Among the lines of the listing below, retype exactly those from the one containing "Convert this chart" through the one containing "import * as", both included. Do not include pictures.
* Begin *
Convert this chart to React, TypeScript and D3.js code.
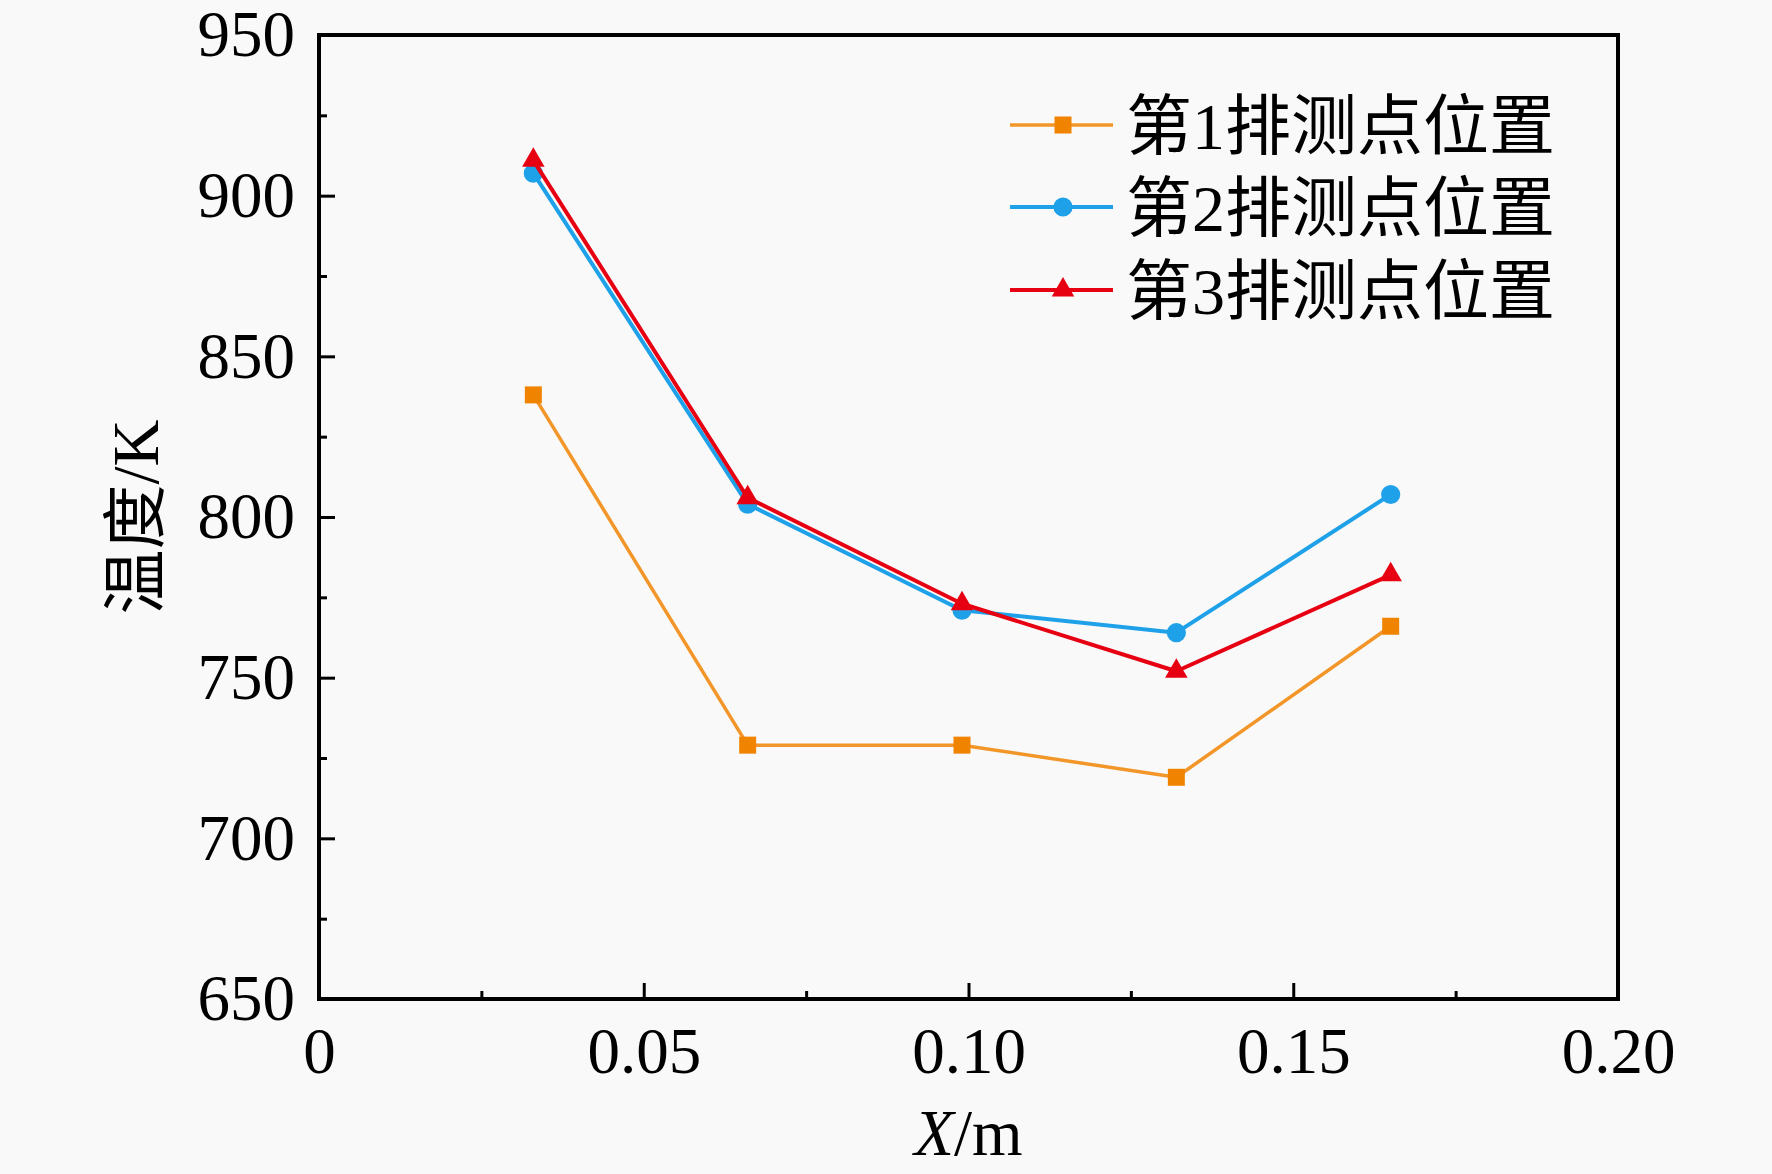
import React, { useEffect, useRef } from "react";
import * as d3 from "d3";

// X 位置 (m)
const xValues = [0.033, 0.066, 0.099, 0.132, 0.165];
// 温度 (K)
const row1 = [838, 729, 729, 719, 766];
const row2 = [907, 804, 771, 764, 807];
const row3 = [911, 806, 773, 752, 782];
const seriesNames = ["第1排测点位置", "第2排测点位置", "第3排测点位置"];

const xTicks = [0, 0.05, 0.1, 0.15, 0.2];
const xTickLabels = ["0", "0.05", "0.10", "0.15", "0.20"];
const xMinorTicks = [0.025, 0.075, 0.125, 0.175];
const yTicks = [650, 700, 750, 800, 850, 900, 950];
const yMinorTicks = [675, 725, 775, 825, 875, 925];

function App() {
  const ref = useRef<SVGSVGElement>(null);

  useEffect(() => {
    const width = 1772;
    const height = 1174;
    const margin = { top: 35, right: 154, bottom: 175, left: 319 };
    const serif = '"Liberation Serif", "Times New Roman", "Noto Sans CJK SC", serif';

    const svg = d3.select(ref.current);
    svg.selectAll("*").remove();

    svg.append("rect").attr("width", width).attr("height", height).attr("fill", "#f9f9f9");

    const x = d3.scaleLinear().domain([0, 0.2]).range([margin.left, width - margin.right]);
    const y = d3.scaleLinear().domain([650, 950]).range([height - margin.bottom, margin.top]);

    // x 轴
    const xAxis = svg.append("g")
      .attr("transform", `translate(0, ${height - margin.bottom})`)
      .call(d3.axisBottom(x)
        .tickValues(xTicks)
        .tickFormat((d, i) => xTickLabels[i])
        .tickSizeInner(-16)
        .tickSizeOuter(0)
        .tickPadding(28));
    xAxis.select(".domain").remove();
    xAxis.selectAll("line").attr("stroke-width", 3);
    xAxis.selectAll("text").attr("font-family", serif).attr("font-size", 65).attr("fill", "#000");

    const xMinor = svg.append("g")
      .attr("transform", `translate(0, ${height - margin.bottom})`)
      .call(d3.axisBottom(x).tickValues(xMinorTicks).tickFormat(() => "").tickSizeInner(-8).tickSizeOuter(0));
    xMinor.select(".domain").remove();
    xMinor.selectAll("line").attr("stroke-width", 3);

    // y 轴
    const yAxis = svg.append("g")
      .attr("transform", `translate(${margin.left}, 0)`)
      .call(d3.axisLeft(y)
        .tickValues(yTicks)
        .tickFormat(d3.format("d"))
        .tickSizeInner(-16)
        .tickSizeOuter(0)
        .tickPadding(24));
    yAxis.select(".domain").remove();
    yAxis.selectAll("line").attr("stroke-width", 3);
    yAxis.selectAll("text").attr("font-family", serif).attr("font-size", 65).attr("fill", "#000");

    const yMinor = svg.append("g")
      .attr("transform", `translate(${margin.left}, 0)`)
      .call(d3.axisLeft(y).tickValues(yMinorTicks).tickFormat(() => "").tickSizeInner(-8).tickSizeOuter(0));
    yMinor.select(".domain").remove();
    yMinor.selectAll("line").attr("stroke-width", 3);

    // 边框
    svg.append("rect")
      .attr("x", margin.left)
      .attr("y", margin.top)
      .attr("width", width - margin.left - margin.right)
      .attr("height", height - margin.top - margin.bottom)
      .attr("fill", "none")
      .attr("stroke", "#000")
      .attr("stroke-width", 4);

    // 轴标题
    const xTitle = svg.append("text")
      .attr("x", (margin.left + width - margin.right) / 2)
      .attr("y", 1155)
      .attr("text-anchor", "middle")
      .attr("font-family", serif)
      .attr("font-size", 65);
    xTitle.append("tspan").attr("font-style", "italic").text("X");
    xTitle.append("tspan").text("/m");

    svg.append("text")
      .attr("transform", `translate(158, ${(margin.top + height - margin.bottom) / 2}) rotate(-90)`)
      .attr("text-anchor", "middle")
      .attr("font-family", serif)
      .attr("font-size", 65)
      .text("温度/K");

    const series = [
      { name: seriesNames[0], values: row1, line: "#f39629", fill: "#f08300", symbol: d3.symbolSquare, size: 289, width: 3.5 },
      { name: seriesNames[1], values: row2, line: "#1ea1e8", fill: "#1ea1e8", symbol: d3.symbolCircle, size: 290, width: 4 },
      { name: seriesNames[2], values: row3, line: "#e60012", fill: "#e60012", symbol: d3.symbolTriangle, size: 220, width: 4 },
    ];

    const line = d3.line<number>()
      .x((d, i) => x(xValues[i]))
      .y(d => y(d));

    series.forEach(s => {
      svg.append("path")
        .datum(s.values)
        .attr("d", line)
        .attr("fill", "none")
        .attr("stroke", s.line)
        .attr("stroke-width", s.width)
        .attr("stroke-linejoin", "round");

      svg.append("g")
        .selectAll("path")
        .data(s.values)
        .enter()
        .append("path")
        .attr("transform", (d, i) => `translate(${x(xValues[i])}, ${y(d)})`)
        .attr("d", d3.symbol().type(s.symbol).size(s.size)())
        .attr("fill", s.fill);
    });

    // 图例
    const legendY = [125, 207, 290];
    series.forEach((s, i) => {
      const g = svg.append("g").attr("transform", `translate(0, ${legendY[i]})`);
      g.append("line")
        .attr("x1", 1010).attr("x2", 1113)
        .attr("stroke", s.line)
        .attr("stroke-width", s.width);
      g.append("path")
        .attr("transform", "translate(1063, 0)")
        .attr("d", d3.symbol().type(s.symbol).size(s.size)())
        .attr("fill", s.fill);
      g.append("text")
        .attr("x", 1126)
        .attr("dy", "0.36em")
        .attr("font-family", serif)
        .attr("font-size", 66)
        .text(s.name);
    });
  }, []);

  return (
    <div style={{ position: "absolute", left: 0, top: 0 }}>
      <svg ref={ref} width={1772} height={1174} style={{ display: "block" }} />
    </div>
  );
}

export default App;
* End *
* Begin *
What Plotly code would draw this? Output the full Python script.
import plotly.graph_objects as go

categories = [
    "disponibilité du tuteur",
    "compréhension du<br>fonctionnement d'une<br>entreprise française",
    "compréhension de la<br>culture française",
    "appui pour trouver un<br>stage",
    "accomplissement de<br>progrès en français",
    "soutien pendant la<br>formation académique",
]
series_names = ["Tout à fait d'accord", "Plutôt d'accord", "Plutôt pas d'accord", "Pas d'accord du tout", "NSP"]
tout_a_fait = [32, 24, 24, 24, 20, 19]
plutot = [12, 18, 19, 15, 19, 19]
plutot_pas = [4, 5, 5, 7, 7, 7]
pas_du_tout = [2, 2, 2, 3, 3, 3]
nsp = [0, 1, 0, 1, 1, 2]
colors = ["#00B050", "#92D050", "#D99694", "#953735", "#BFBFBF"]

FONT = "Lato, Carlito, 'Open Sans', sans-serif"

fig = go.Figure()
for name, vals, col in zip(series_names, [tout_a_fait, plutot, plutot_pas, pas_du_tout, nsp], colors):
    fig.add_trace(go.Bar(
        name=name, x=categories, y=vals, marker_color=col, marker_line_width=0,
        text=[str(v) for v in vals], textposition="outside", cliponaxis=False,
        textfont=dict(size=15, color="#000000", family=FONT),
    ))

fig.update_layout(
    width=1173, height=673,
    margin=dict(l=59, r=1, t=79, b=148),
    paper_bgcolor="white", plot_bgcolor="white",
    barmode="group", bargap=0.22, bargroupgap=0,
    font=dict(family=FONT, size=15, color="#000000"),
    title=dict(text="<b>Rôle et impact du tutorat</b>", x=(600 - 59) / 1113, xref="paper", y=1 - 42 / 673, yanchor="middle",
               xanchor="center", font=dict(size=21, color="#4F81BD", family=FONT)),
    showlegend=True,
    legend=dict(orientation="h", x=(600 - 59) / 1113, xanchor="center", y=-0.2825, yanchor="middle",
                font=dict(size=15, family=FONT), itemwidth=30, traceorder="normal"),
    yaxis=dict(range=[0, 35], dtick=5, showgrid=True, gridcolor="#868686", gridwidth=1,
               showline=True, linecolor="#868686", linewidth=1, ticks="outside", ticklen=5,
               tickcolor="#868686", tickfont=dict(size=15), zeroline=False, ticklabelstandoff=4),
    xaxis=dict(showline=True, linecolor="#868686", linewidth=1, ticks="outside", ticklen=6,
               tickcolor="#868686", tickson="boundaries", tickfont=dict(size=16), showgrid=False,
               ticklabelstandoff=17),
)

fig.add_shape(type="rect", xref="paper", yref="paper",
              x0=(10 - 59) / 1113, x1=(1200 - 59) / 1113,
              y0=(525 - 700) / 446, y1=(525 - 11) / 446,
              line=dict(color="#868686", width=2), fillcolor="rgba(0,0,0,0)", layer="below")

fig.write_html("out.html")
* End *
» **Result below**:
Convert this chart to React, TypeScript and D3.js code.
import React, { useEffect, useRef } from "react";
import * as d3 from "d3";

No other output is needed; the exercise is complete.